A run of records:
───

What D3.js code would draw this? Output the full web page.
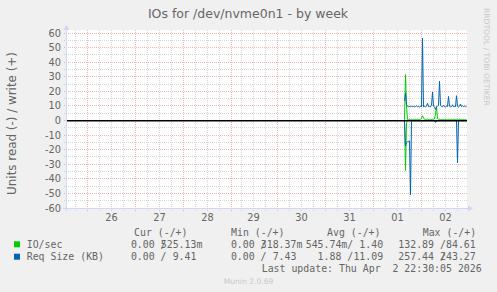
<!DOCTYPE html>
<html>
<head>
<meta charset="utf-8">
<script src="https://cdn.jsdelivr.net/npm/d3@7"></script>
<style>
  body { margin: 0; background: #f0f0f0; }
  svg { display: block; }
  text { font-family: "DejaVu Sans", sans-serif; fill: #666; }
  .mono { font-family: "DejaVu Sans Mono", monospace; white-space: pre; font-size: 9.9px; }
</style>
</head>
<body>
<div id="chart"></div>
<script>
// Samples every 30 minutes, the last one at the last update
var lastUpdate = "2026-04-02T22:30:00+02:00";
var stepMinutes = 30;
var spanHours = 200;

// IO/sec (green), write is drawn up, read is drawn down
var ioWrite = [0.5, 31.5, 10, 0.8, 0.7, 0.9, 0.6, 0.8, 0.7, 0.6, 0.8, 0.7, 0.6, 0.9, 0.7, 0.6,
  0.8, 1.2, 3.3, 2, 0.8, 0.6, 0.7, 0.9, 0.7, 0.6, 0.8, 0.7, 0.9, 0.7, 1.1, 4.5,
  9.5, 1.5, 0.8, 0.9, 0.7, 0.6, 0.8, 0.7, 0.6, 0.8, 0.7, 0.6, 0.9, 0.7, 0.6, 0.8,
  0.7, 0.6, 0.8, 0.7, 0.9, 0.7, 0.6, 0.8, 0.7, 0.6, 0.8, 0.7, 0.6, 0.7, 0.525];
var ioRead = [0.2, 34.3, 1.5, 0.1, 0.05, 0.05, 0.05, 0.05, 0.05, 0.05, 0.05, 0.05, 0.05, 0.05, 0.05, 0.05,
  0.05, 0.05, 0.05, 0.05, 0.05, 0.05, 0.05, 0.05, 0.05, 0.05, 0.05, 0.05, 0.05, 0.05, 0.05, 0.3,
  0.2, 0.05, 0.05, 0.05, 0.05, 0.05, 0.05, 0.05, 0.05, 0.05, 0.05, 0.05, 0.05, 0.05, 0.05, 0.05,
  0.05, 0.05, 0.05, 0.05, 0.05, 0.05, 0.05, 0.05, 0.05, 0.05, 0.05, 0.05, 0.05, 0.05, 0];

// Req Size (KB) (blue)
var reqWrite = [13.5, 19, 11, 9.8, 9.5, 9.6, 9.4, 9.8, 9.5, 9.7, 9.4, 9.6, 10, 9.5, 9.8, 9.3,
  9.6, 9.5, 56.6, 9.4, 9.6, 9.5, 9.8, 11.8, 9.5, 9.7, 9.4, 10.2, 19.5, 10, 9.2, 7.6,
  9.4, 9.8, 10.3, 27, 10.5, 9.6, 9.4, 10.4, 9.5, 9.3, 9.8, 9.6, 16.5, 9.8, 9.4, 9.5,
  10.8, 9.4, 9.6, 9.5, 17, 9.7, 9.2, 9.8, 11.3, 9.5, 10.1, 9.4, 9.9, 9.5, 9.41];
var reqRead = [0.5, 17.5, 15, 14.5, 14.3, 14, 51, 0.8, 0.1, 0.1, 0.1, 0.1, 0.1, 0.1, 0.1, 0.1,
  0.1, 0.1, 0.1, 0.1, 0.1, 0.1, 0.1, 0.1, 0.1, 0.1, 0.1, 0.1, 0.1, 0.1, 0.1, 1.3,
  0.8, 0.1, 0.1, 0.1, 0.1, 0.1, 0.1, 0.1, 0.1, 0.1, 0.1, 0.1, 0.1, 0.1, 0.1, 0.1,
  0.1, 0.1, 0.1, 0.1, 0.1, 29, 0.5, 0.1, 0.1, 0.1, 0.1, 0.1, 0.1, 0.1, 0];

var days = ["2026-03-25", "2026-03-26", "2026-03-27", "2026-03-28", "2026-03-29",
  "2026-03-30", "2026-03-31", "2026-04-01", "2026-04-02"];
var gridHours = [0, 6, 12, 18];
var yTicks = [-60, -50, -40, -30, -20, -10, 0, 10, 20, 30, 40, 50, 60];
var yMinor = [-55, -45, -35, -25, -15, -5, 5, 15, 25, 35, 45, 55];

var legendNames = ["IO/sec", "Req Size (KB)"];
var legendColors = ["#00cc00", "#0066b3"];
var legendHeaders = ["Cur (-/+)", "Min (-/+)", "Avg (-/+)", "Max (-/+)"];
var ioStats = [["0.00", "525.13m"], ["0.00", "318.37m"], ["545.74m", "1.40"], ["132.89", "84.61"]];
var reqStats = [["0.00", "9.41"], ["0.00", "7.43"], ["1.88", "11.09"], ["257.44", "243.27"]];

var chartW = 497, chartH = 292;
var plotLeft = 66.5, plotRight = 466.5, plotTop = 33, plotBottom = 208;

var svg = d3.select("#chart").append("svg")
  .attr("width", chartW).attr("height", chartH);

svg.append("rect").attr("width", chartW).attr("height", chartH).attr("fill", "#f0f0f0");

var endTime = new Date(lastUpdate);
var startTime = new Date(endTime.getTime() - spanHours * 3600e3);

var x = d3.scaleUtc().domain([startTime, endTime]).range([plotLeft, plotRight]);
var y = d3.scaleLinear().domain([-60, 60]).range([plotBottom, plotTop]);

// local time (CET / CEST) for grid lines
function localDate(day, h) {
  var off = (day < "2026-03-29" || (day == "2026-03-29" && h < 2)) ? "+01:00" : "+02:00";
  return new Date(day + "T" + String(h).padStart(2, "0") + ":00:00" + off);
}
function inRange(d) { return d >= startTime && d <= endTime; }
function px(v) { return Math.floor(v) + 0.5; }

// plot canvas
svg.append("rect")
  .attr("x", 67).attr("y", 30).attr("width", 400).attr("height", 178.5)
  .attr("fill", "#fff");

var minorX = [], majorX = [];
days.forEach(function(day) {
  gridHours.forEach(function(h) {
    var d = localDate(day, h);
    if (inRange(d)) (h == 0 ? majorX : minorX).push(d);
  });
});

var grid = svg.append("g");
var minorStyle = { stroke: "rgba(128,128,128,0.32)", dash: "1,1" };
var majorStyle = { stroke: "rgba(224,79,79,0.42)", dash: "1,1" };

grid.selectAll(".vminor").data(minorX).enter().append("line")
  .attr("x1", function(d) { return px(x(d)); }).attr("x2", function(d) { return px(x(d)); })
  .attr("y1", 30).attr("y2", 211)
  .attr("stroke", minorStyle.stroke).attr("stroke-dasharray", minorStyle.dash);
grid.selectAll(".hminor").data(yMinor).enter().append("line")
  .attr("y1", function(d) { return px(y(d)); }).attr("y2", function(d) { return px(y(d)); })
  .attr("x1", 64).attr("x2", 467)
  .attr("stroke", minorStyle.stroke).attr("stroke-dasharray", minorStyle.dash);
grid.selectAll(".vmajor").data(majorX).enter().append("line")
  .attr("x1", function(d) { return px(x(d)); }).attr("x2", function(d) { return px(x(d)); })
  .attr("y1", 30).attr("y2", 211)
  .attr("stroke", majorStyle.stroke).attr("stroke-dasharray", majorStyle.dash);
grid.selectAll(".hmajor").data(yTicks).enter().append("line")
  .attr("y1", function(d) { return px(y(d)); }).attr("y2", function(d) { return px(y(d)); })
  .attr("x1", 64).attr("x2", 467)
  .attr("stroke", majorStyle.stroke).attr("stroke-dasharray", majorStyle.dash);

// axes
var axisColor = "#cfd6f8";
svg.append("line").attr("x1", 63).attr("x2", 468).attr("y1", px(y(-60))).attr("y2", px(y(-60)))
  .attr("stroke", axisColor);
svg.append("line").attr("x1", 66.5).attr("x2", 66.5).attr("y1", 211).attr("y2", 29)
  .attr("stroke", axisColor);
svg.append("path").attr("d", "M468,205.5L473,208.5L468,211.5Z").attr("fill", axisColor);
svg.append("path").attr("d", "M63.5,30L66.5,25L69.5,30Z").attr("fill", axisColor);

// tick labels
svg.selectAll(".ylab").data(yTicks).enter().append("text")
  .attr("x", 61).attr("y", function(d) { return px(y(d)) + 3.5; })
  .attr("text-anchor", "end").style("font-size", "9.8px")
  .text(function(d) { return d; });

var labelDays = days.filter(function(day) { return inRange(localDate(day, 12)); });
svg.selectAll(".xlab").data(labelDays).enter().append("text")
  .attr("x", function(d) { return x(localDate(d, 12)); }).attr("y", 220.5)
  .attr("text-anchor", "middle").style("font-size", "9.8px")
  .text(function(d) { return d.slice(8); });

// series
var n = ioWrite.length;
var times = d3.range(n).map(function(i) {
  return new Date(endTime.getTime() - (n - 1 - i) * stepMinutes * 60e3);
});
function drawSeries(values, sign, color) {
  var line = d3.line()
    .x(function(d, i) { return x(times[i]); })
    .y(function(d) { return y(sign * d); });
  svg.append("path").datum(values)
    .attr("d", line).attr("fill", "none")
    .attr("stroke", color).attr("stroke-width", 1);
}
drawSeries(ioRead, -1, legendColors[0]);
drawSeries(ioWrite, 1, legendColors[0]);
drawSeries(reqRead, -1, legendColors[1]);
drawSeries(reqWrite, 1, legendColors[1]);

// zero line
svg.append("line").attr("x1", 67).attr("x2", 467)
  .attr("y1", y(0) + 0.3).attr("y2", y(0) + 0.3)
  .attr("stroke", "#000").attr("stroke-width", 1.5);

// title and labels
svg.append("text").attr("x", 248).attr("y", 18).attr("text-anchor", "middle")
  .style("font-size", "12.5px").text("IOs for /dev/nvme0n1 - by week");
svg.append("text").attr("transform", "translate(16,123.5) rotate(-90)")
  .attr("text-anchor", "middle").style("font-size", "11.9px")
  .text("Units read (-) / write (+)");
svg.append("text").attr("transform", "translate(483.5,8) rotate(90)")
  .style("font-size", "7.6px").style("fill", "#c8c8c8")
  .text("RRDTOOL / TOBI OETIKER");

// legend
var charW = 5.97;
var colX = [119, 219, 305.7, 398.3];
var headX = [134, 231, 327, 422.7];
var rowY = [247.8, 260.2];

function seg(v, withSlash) {
  var m = v.match(/^([\d.]+)(\D?)$/);
  var s = m[1].padStart(6, " ") + (m[2] || (withSlash ? " " : ""));
  return withSlash ? s + "/" : s;
}

svg.selectAll(".head").data(legendHeaders).enter().append("text")
  .attr("class", "mono").attr("x", function(d, i) { return headX[i]; }).attr("y", 235.8)
  .text(function(d) { return d; });

[ioStats, reqStats].forEach(function(stats, r) {
  svg.append("rect").attr("x", 14).attr("y", rowY[r] - 6.5).attr("width", 6).attr("height", 6)
    .attr("fill", legendColors[r]);
  svg.append("text").attr("class", "mono").attr("x", 26.7).attr("y", rowY[r])
    .text(legendNames[r]);
  stats.forEach(function(pair, c) {
    svg.append("text").attr("class", "mono").attr("x", colX[c]).attr("y", rowY[r])
      .text(seg(pair[0], true));
    svg.append("text").attr("class", "mono").attr("x", colX[c] + 7 * charW).attr("y", rowY[r])
      .text(seg(pair[1], false));
  });
});

svg.append("text").attr("class", "mono").attr("x", 261.7).attr("y", 272.3)
  .text("Last update: Thu Apr  2 22:30:05 2026");
svg.append("text").attr("x", 248.5).attr("y", 283.5).attr("text-anchor", "middle")
  .style("font-size", "7.6px").style("fill", "#c8c8c8")
  .text("Munin 2.0.69");
</script>
</body>
</html>
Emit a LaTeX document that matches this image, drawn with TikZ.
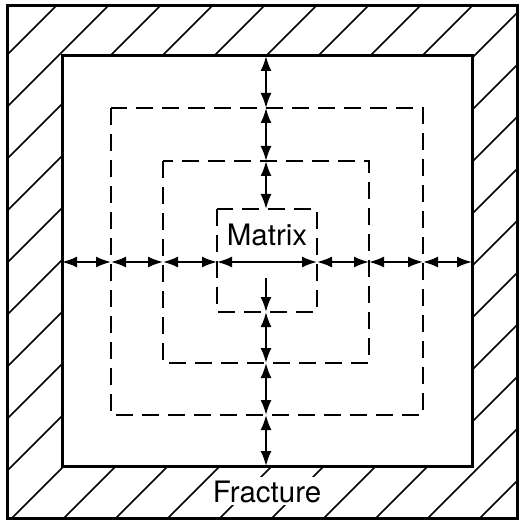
\documentclass[tikz,border=0pt]{standalone}
\usepackage{fontspec}
\setmainfont{TeX Gyre Heros}
\usetikzlibrary{arrows.meta}
\begin{document}
\begin{tikzpicture}[x=1pt,y=-1pt,
  frame/.style={line width=3pt},
  zone/.style={line width=2.5pt, dash pattern=on 17pt off 9pt},
  hatch/.style={line width=1.7pt},
  tipb/.tip={Latex[length=15pt,width=11pt]},
  dim/.style={line width=2pt, tipb-tipb},
  dimone/.style={line width=2pt, -tipb},
  lbl/.style={font=\fontsize{29.5}{32}\selectfont, inner sep=3pt}]
\useasboundingbox (0,0) rectangle (520,521);
% hatched fracture zone
\begin{scope}[even odd rule]
  \clip (7,6) rectangle (517,518) (62,56) rectangle (472,466);
  \foreach \k in {0,...,18} { \draw[hatch] ({62+52*\k},0) -- (0,{62+52*\k}); }
\end{scope}
\draw[frame] (7,6) rectangle (517,518);
\draw[frame] (62,56) rectangle (472,466);
% dashed zones
\draw[zone] (111,108) rectangle (423,415);
\draw[zone] (163,161) rectangle (369,363);
\draw[zone] (217,209) rectangle (317,312);
% labels
\node[lbl, fill=white, anchor=base] (frac) at (267,502) {Fracture};
\node[lbl, anchor=base] (mat) at (267,245) {Matrix};
% coordinates
\coordinate (v0) at (266,56);
\coordinate (v1) at (266,108);
\coordinate (v2) at (266,161);
\coordinate (v3) at (266,209);
\coordinate (vs) at (266,278);
\coordinate (v4) at (266,312);
\coordinate (v5) at (266,363);
\coordinate (v6) at (266,415);
\coordinate (v7) at (266,466);
\coordinate (h0) at (62,262);
\coordinate (h1) at (111,262);
\coordinate (h2) at (163,262);
\coordinate (h3) at (217,262);
\coordinate (h4) at (317,262);
\coordinate (h5) at (369,262);
\coordinate (h6) at (423,262);
\coordinate (h7) at (472,262);
% arrows
\draw[dim] (v0) -- (v1);
\draw[dim] (v1) -- (v2);
\draw[dim] (v2) -- (v3);
\draw[dimone] (vs) -- (v4);
\draw[dim] (v4) -- (v5);
\draw[dim] (v5) -- (v6);
\draw[dim] (v6) -- (v7);
\draw[dim] (h0) -- (h1);
\draw[dim] (h1) -- (h2);
\draw[dim] (h2) -- (h3);
\draw[dim] (h3) -- (h4);
\draw[dim] (h4) -- (h5);
\draw[dim] (h5) -- (h6);
\draw[dim] (h6) -- (h7);
\end{tikzpicture}
\end{document}
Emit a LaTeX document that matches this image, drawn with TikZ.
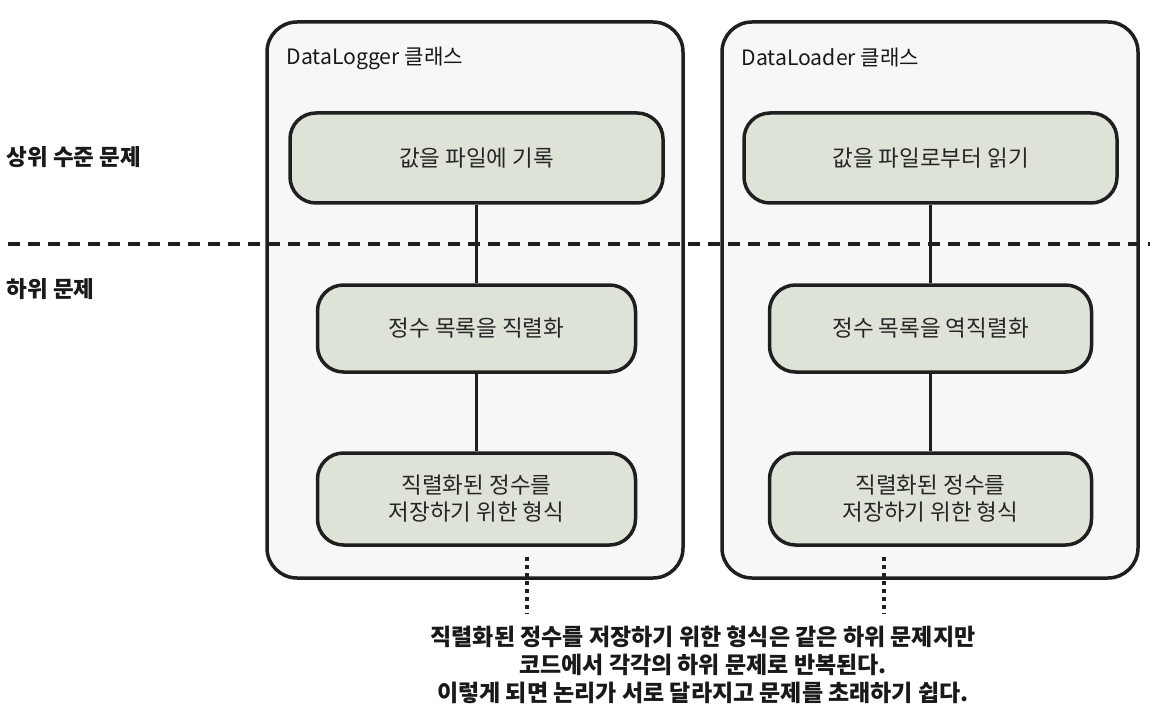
\documentclass[tikz,border=0pt]{standalone}
\usepackage{fontspec}
\setmainfont{Noto Sans CJK KR}
\begin{document}
\begin{tikzpicture}[x=1pt,y=-1pt,
  outerbox/.style={draw=black!88,line width=3.5pt,rounded corners=30pt,fill=black!3,minimum width=416pt,minimum height=556pt},
  taskbox/.style={draw=black!88,line width=3.5pt,rounded corners=26pt,fill={rgb,255:red,222;green,227;blue,216},align=center,font=\fontsize{22.5}{27}\selectfont,text=black!85},
  title/.style={anchor=west,font=\fontsize{21.2}{24}\selectfont,text=black!90},
  side/.style={anchor=west,font=\bfseries\fontsize{22.5}{24}\selectfont,text=black!90},
  link/.style={draw=black!88,line width=2.5pt},
  dots/.style={draw=black!88,line width=4pt,dash pattern=on 4pt off 4pt},
  divider/.style={draw=black!88,line width=4pt,dash pattern=on 12pt off 8pt}]
\useasboundingbox (0,0) rectangle (1156,722);
\node[outerbox] (lo) at (475,300) {};
\node[outerbox] (ro) at (930,300) {};
\node[title] (lt) at (283,58) {DataLogger 클래스};
\node[title] (rt) at (738,58) {DataLoader 클래스};
\node[taskbox,minimum width=373pt,minimum height=90pt] (l1) at (476.5,158) {값을 파일에 기록};
\node[taskbox,minimum width=318pt,minimum height=87pt] (l2) at (476.5,328.5) {정수 목록을 직렬화};
\node[taskbox,minimum width=318pt,minimum height=92pt] (l3) at (476.5,499) {직렬화된 정수를\\저장하기 위한 형식};
\node[taskbox,minimum width=373pt,minimum height=90pt] (r1) at (930.5,158) {값을 파일로부터 읽기};
\node[taskbox,minimum width=322pt,minimum height=87pt] (r2) at (930.5,328.5) {정수 목록을 역직렬화};
\node[taskbox,minimum width=322pt,minimum height=92pt] (r3) at (930.5,499) {직렬화된 정수를\\저장하기 위한 형식};
\draw[link] (l1) -- (l2);
\draw[link] (l2) -- (l3);
\draw[link] (r1) -- (r2);
\draw[link] (r2) -- (r3);
\coordinate (dl1) at (8,244);
\coordinate (dl2) at (1150,244);
\draw[divider] (dl1) -- (dl2);
\node[side] (s1) at (3,157) {상위 수준 문제};
\node[side] (s2) at (3,289) {하위 문제};
\coordinate (ld1) at (527,557);
\coordinate (ld2) at (527,614);
\coordinate (rd1) at (884,557);
\coordinate (rd2) at (884,614);
\draw[dots] (ld1) -- (ld2);
\draw[dots] (rd1) -- (rd2);
\node[align=center,font=\bfseries\fontsize{23}{28}\selectfont,text=black!90] (note) at (703,665) {직렬화된 정수를 저장하기 위한 형식은 같은 하위 문제지만\\코드에서 각각의 하위 문제로 반복된다.\\이렇게 되면 논리가 서로 달라지고 문제를 초래하기 쉽다.};
\end{tikzpicture}
\end{document}
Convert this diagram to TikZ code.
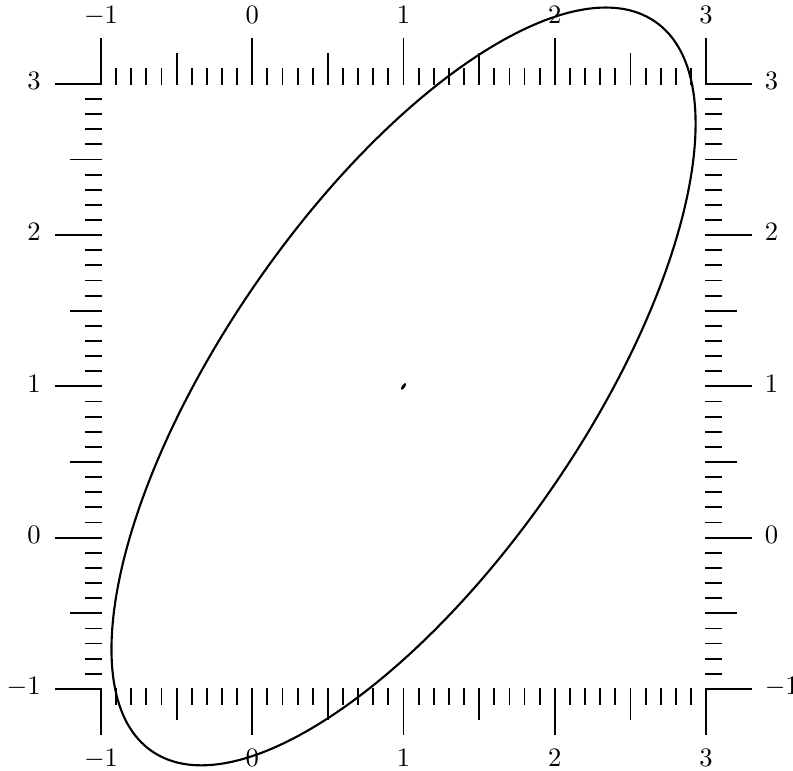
\documentclass[tikz,border=0pt]{standalone}
\begin{document}
\begin{tikzpicture}[x=2cm,y=2cm,
  tick/.style={line width=0.7pt, line cap=rect},
  lbl/.style={inner sep=0pt, font=\normalsize},
  curve/.style={line width=0.8pt}]
\useasboundingbox (-1.668,-1.536) rectangle (3.575,3.555);
% ticks on the four sides, pointing outward
\foreach \k in {0,...,40}{
  \pgfmathsetmacro{\t}{-1+0.1*\k}
  \pgfmathtruncatemacro{\mten}{mod(\k,10)}
  \pgfmathtruncatemacro{\mfive}{mod(\k,5)}
  \pgfmathsetmacro{\L}{ifthenelse(\mten==0,0.3,ifthenelse(\mfive==0,0.2,0.1))}
  \draw[tick] (\t,3) -- ++(0,\L);
  \draw[tick] (\t,-1) -- ++(0,-\L);
  \draw[tick] (-1,\t) -- ++(-\L,0);
  \draw[tick] (3,\t) -- ++(\L,0);
}
% labels
\foreach \v [count=\i] in {-1,0,1,2,3}{
  \node[lbl, anchor=base] (top\i) at (\v,3.397) {$\v$};
  \node[lbl, anchor=base] (bot\i) at (\v,-1.516) {$\v$};
  \node[lbl, anchor=mid east] (lft\i) at (-1.396,\v) {$\v$};
  \node[lbl, anchor=mid west] (rgt\i) at (3.385,\v) {$\v$};
}
% ellipse and centre mark
\coordinate (c) at (1,1);
\draw[curve, rotate around={55.4:(c)}] (c) ellipse (2.93 and 1.19);
\fill[rotate around={55:(c)}] (c) ellipse (0.026 and 0.01);
\end{tikzpicture}
\end{document}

───

■ GIVEN EXERCISE ■
Without the pictures, write out the lines from the beginning of the entries through the line with "0.1, 0.1, 0];".

■ THE OUTPUT ■
What D3.js code would draw this? Output the full web page.
<!DOCTYPE html>
<html>
<head>
<meta charset="utf-8">
<script src="https://cdn.jsdelivr.net/npm/d3@7"></script>
<style>
  body { margin: 0; background: #f0f0f0; }
  svg { display: block; }
  text { font-family: "DejaVu Sans", sans-serif; fill: #666; }
  .mono { font-family: "DejaVu Sans Mono", monospace; white-space: pre; font-size: 9.9px; }
</style>
</head>
<body>
<div id="chart"></div>
<script>
// Samples every 30 minutes, the last one at the last update
var lastUpdate = "2026-04-02T22:30:00+02:00";
var stepMinutes = 30;
var spanHours = 200;

// IO/sec (green), write is drawn up, read is drawn down
var ioWrite = [0.5, 31.5, 10, 0.8, 0.7, 0.9, 0.6, 0.8, 0.7, 0.6, 0.8, 0.7, 0.6, 0.9, 0.7, 0.6,
  0.8, 1.2, 3.3, 2, 0.8, 0.6, 0.7, 0.9, 0.7, 0.6, 0.8, 0.7, 0.9, 0.7, 1.1, 4.5,
  9.5, 1.5, 0.8, 0.9, 0.7, 0.6, 0.8, 0.7, 0.6, 0.8, 0.7, 0.6, 0.9, 0.7, 0.6, 0.8,
  0.7, 0.6, 0.8, 0.7, 0.9, 0.7, 0.6, 0.8, 0.7, 0.6, 0.8, 0.7, 0.6, 0.7, 0.525];
var ioRead = [0.2, 34.3, 1.5, 0.1, 0.05, 0.05, 0.05, 0.05, 0.05, 0.05, 0.05, 0.05, 0.05, 0.05, 0.05, 0.05,
  0.05, 0.05, 0.05, 0.05, 0.05, 0.05, 0.05, 0.05, 0.05, 0.05, 0.05, 0.05, 0.05, 0.05, 0.05, 0.3,
  0.2, 0.05, 0.05, 0.05, 0.05, 0.05, 0.05, 0.05, 0.05, 0.05, 0.05, 0.05, 0.05, 0.05, 0.05, 0.05,
  0.05, 0.05, 0.05, 0.05, 0.05, 0.05, 0.05, 0.05, 0.05, 0.05, 0.05, 0.05, 0.05, 0.05, 0];

// Req Size (KB) (blue)
var reqWrite = [13.5, 19, 11, 9.8, 9.5, 9.6, 9.4, 9.8, 9.5, 9.7, 9.4, 9.6, 10, 9.5, 9.8, 9.3,
  9.6, 9.5, 56.6, 9.4, 9.6, 9.5, 9.8, 11.8, 9.5, 9.7, 9.4, 10.2, 19.5, 10, 9.2, 7.6,
  9.4, 9.8, 10.3, 27, 10.5, 9.6, 9.4, 10.4, 9.5, 9.3, 9.8, 9.6, 16.5, 9.8, 9.4, 9.5,
  10.8, 9.4, 9.6, 9.5, 17, 9.7, 9.2, 9.8, 11.3, 9.5, 10.1, 9.4, 9.9, 9.5, 9.41];
var reqRead = [0.5, 17.5, 15, 14.5, 14.3, 14, 51, 0.8, 0.1, 0.1, 0.1, 0.1, 0.1, 0.1, 0.1, 0.1,
  0.1, 0.1, 0.1, 0.1, 0.1, 0.1, 0.1, 0.1, 0.1, 0.1, 0.1, 0.1, 0.1, 0.1, 0.1, 1.3,
  0.8, 0.1, 0.1, 0.1, 0.1, 0.1, 0.1, 0.1, 0.1, 0.1, 0.1, 0.1, 0.1, 0.1, 0.1, 0.1,
  0.1, 0.1, 0.1, 0.1, 0.1, 29, 0.5, 0.1, 0.1, 0.1, 0.1, 0.1, 0.1, 0.1, 0];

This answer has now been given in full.